K-Medoids focuses on minimizing distance to actual data points (medoids) instead of centroids, which can make it more robust to outliers. Despite this difference, many of the methods for choosing K (elbow method, silhouette score, etc.) remain similar. In practice, both algorithms still require experimentation with multiple K values, but K-Medoids may be preferable when you want each cluster center to be an actual data point, when you have robust distance metrics (e.g., Manhattan distance), or when outliers could skew K-Means centroids.
What are common pitfalls with the Elbow Method?
One pitfall is that the elbow may not be well-defined or visible. You might see a curve that smoothly decreases without a clear angle. Additionally, sometimes there may be multiple points that appear as "elbows," and subjective judgment is needed to choose the most appropriate one. Another pitfall is that the elbow method focuses only on the within-cluster dispersion and does not consider how well-separated the clusters are from each other.
Can you discuss limitations of the Silhouette Score?
The Silhouette Score might not always reflect the best real-world grouping if clusters are heavily imbalanced or if the distance metric used does not capture the true similarity pattern. High-dimensional data can also pose challenges for the silhouette score because distances tend to become less meaningful in very high dimensions. Furthermore, a single global score might overlook local structures where certain subclusters are tightly separated while others are not.
When would you use the Gap Statistic over the Silhouette Method?
The Gap Statistic can be particularly helpful when you suspect that the dataset might have a complex structure that is difficult to evaluate using only distances within and between clusters. The Gap Statistic effectively compares your data against a reference distribution, providing a baseline that can be more robust in certain scenarios. It can capture nuanced structures that silhouette analysis might miss, such as identifying whether your data truly forms clusters or is essentially random-like.
How do you reconcile domain knowledge with quantitative metrics when they disagree on K?
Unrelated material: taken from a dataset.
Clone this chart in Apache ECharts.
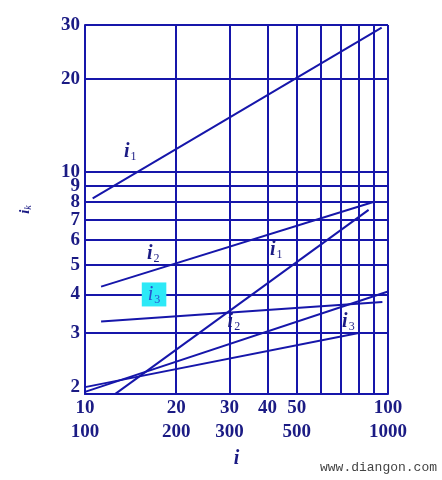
<!DOCTYPE html>
<html>
<head>
<meta charset="utf-8">
<script src="https://cdn.jsdelivr.net/npm/echarts@6/dist/echarts.min.js"></script>
<style>
  html, body { margin: 0; padding: 0; background: #fff; }
  #chart { width: 442px; height: 480px; }
</style>
</head>
<body>
<div id="chart"></div>
<script>
// x grid / labels (log axis 10..100, second row is the x10 scale)
const xGrid = [10, 20, 30, 40, 50, 60, 70, 80, 90, 100];
const xLabelVals = [10, 20, 30, 40, 50, 100];
const xLabelTop = ['10', '20', '30', '40', '50', '100'];
const xLabelBottom = ['100', '200', '300', '', '500', '1000'];

// y grid / labels (log axis)
const yGrid = [3, 4, 5, 6, 7, 8, 9, 10, 20, 30];
const yLabelVals = [2, 3, 4, 5, 6, 7, 8, 9, 10, 20, 30];

// lines: [x, y] start and end
const i1Upper = [[10.6, 8.2], [95.3, 29.4]];
const i2Upper = [[11.3, 4.24], [90, 8.0]];
const i1Lower = [[12.4, 1.88], [86.3, 7.53]];
const i3Upper = [[11.3, 3.27], [95.8, 3.78]];
const i2Lower = [[10, 1.93], [100, 4.09]];
const i3Lower = [[10, 2.0], [80, 3.0]];

// curve labels: [x, y, subscript]
const curveLabels = [
  [14.1, 11.6, '1'],
  [42.8, 5.58, '1'],
  [16.8, 5.40, '2'],
  [31.0, 3.25, '2'],
  [74, 3.25, '3']
];
const boxedLabel = [[16.9, 4.0, '3']];

const blue = '#1616aa';
const navy = '#1b1b84';
const font = 'Liberation Serif';

let chart = echarts.init(document.getElementById('chart'));

function lineSeries(data) {
  return {
    type: 'line',
    data: data,
    symbol: 'none',
    clip: true,
    silent: true,
    lineStyle: { color: blue, width: 2 }
  };
}

const labelRich = {
  i: { fontFamily: font, fontStyle: 'italic', fontWeight: 'bold', fontSize: 20, color: navy },
  s: { fontFamily: font, fontSize: 12, color: navy, padding: [10, 0, 0, 1] }
};

chart.setOption({
  animation: false,
  grid: { left: 85, right: 54, top: 25, bottom: 86 },
  xAxis: {
    type: 'log',
    logBase: 10,
    min: 10,
    max: 100,
    name: 'i',
    nameLocation: 'middle',
    nameGap: 51,
    nameTextStyle: { fontFamily: font, fontStyle: 'italic', fontWeight: 'bold', fontSize: 20, color: navy },
    axisLine: { show: true, lineStyle: { color: blue, width: 2 } },
    axisTick: { show: false, customValues: xGrid },
    splitLine: { show: true, lineStyle: { color: blue, width: 2 } },
    axisLabel: {
      customValues: xLabelVals,
      margin: 2,
      lineHeight: 24,
      fontFamily: font,
      fontWeight: 'bold',
      fontSize: 19,
      color: navy,
      formatter: function (v) {
        let k = xLabelVals.findIndex(function (x) { return Math.abs(x - v) < 1e-6; });
        if (k < 0) return '';
        return xLabelTop[k] + '\n' + xLabelBottom[k];
      }
    }
  },
  yAxis: {
    type: 'log',
    logBase: 10,
    min: 1.9,
    max: 30,
    name: '{i|i}{k|k}',
    nameLocation: 'middle',
    nameRotate: 90,
    nameGap: 52,
    nameTextStyle: {
      rich: {
        i: { fontFamily: font, fontStyle: 'italic', fontWeight: 'bold', fontSize: 15, color: navy },
        k: { fontFamily: font, fontStyle: 'italic', fontSize: 10, color: navy, padding: [6, 0, 0, 0] }
      }
    },
    axisLine: { show: true, lineStyle: { color: blue, width: 2 } },
    axisTick: { show: false, customValues: yGrid },
    splitLine: { show: true, lineStyle: { color: blue, width: 2 } },
    axisLabel: {
      customValues: yLabelVals,
      margin: 5,
      fontFamily: font,
      fontWeight: 'bold',
      fontSize: 19,
      color: navy,
      formatter: function (v) { return String(Math.round(v)); }
    }
  },
  series: [
    lineSeries(i1Upper),
    lineSeries(i2Upper),
    lineSeries(i1Lower),
    lineSeries(i3Upper),
    lineSeries(i2Lower),
    lineSeries(i3Lower),
    {
      type: 'scatter',
      data: curveLabels,
      symbolSize: 0,
      silent: true,
      itemStyle: { opacity: 1 },
      label: {
        show: true,
        position: 'inside',
        formatter: function (p) { return '{i|i}{s|' + p.data[2] + '}'; },
        rich: labelRich
      }
    },
    {
      type: 'scatter',
      data: boxedLabel,
      symbolSize: 0,
      silent: true,
      itemStyle: { opacity: 1 },
      label: {
        show: true,
        position: 'inside',
        backgroundColor: '#2de9f7',
        padding: [1, 6, 1, 6],
        formatter: function (p) { return '{i|i}{s|' + p.data[2] + '}'; },
        rich: {
          i: { fontFamily: font, fontStyle: 'italic', fontSize: 20, color: '#2a4fd0' },
          s: { fontFamily: font, fontSize: 12, color: '#2a4fd0', padding: [10, 0, 0, 1] }
        }
      }
    }
  ],
  graphic: [{
    type: 'text',
    right: 5,
    bottom: 6,
    style: { text: 'www.diangon.com', font: '13px "Liberation Mono"', fill: '#444' }
  }]
});
</script>
</body>
</html>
If domain experts suggest a certain number of clusters (for example, marketing segments) but metrics like silhouette or elbow suggest a different number, you typically investigate why the discrepancy exists. Perhaps the domain-specific guidance stems from a particular business constraint or interpretability requirement. You might choose to override the metric-based decision to align with practical, real-world needs while acknowledging the trade-off in statistical clustering validity. Alternatively, you can refine the domain-based assumptions or re-check data quality and pre-processing to see if any hidden structures were missed.
What about computational complexity concerns?
K-Medoids can be more computationally expensive than K-Means because it involves pairwise distance computations among data points. If your dataset is extremely large, experimenting with a very wide range of K might become prohibitively expensive. Techniques like sampling, mini-batch strategies, or approximate methods can help scale your search for the optimal K. You might also use faster proxy metrics or approximate cluster centers, then refine the best candidate K values on the full dataset.
How would you handle outliers when choosing K?
K-Medoids is inherently more robust to outliers compared to K-Means, because medoids must be actual data points rather than potentially skewed centroids. Nonetheless, outliers can still inflate distances in certain metrics. You might remove extreme outliers or cap distances to reduce their effect. Proper data cleaning and domain-based outlier detection might be part of the pipeline before clustering. If outliers are meaningful, you might consider an additional "outlier" cluster or adopt alternative distance metrics suitable for your domain.
These considerations collectively guide the process of determining the optimal number of clusters for K-Medoids in a wide range of real-world scenarios.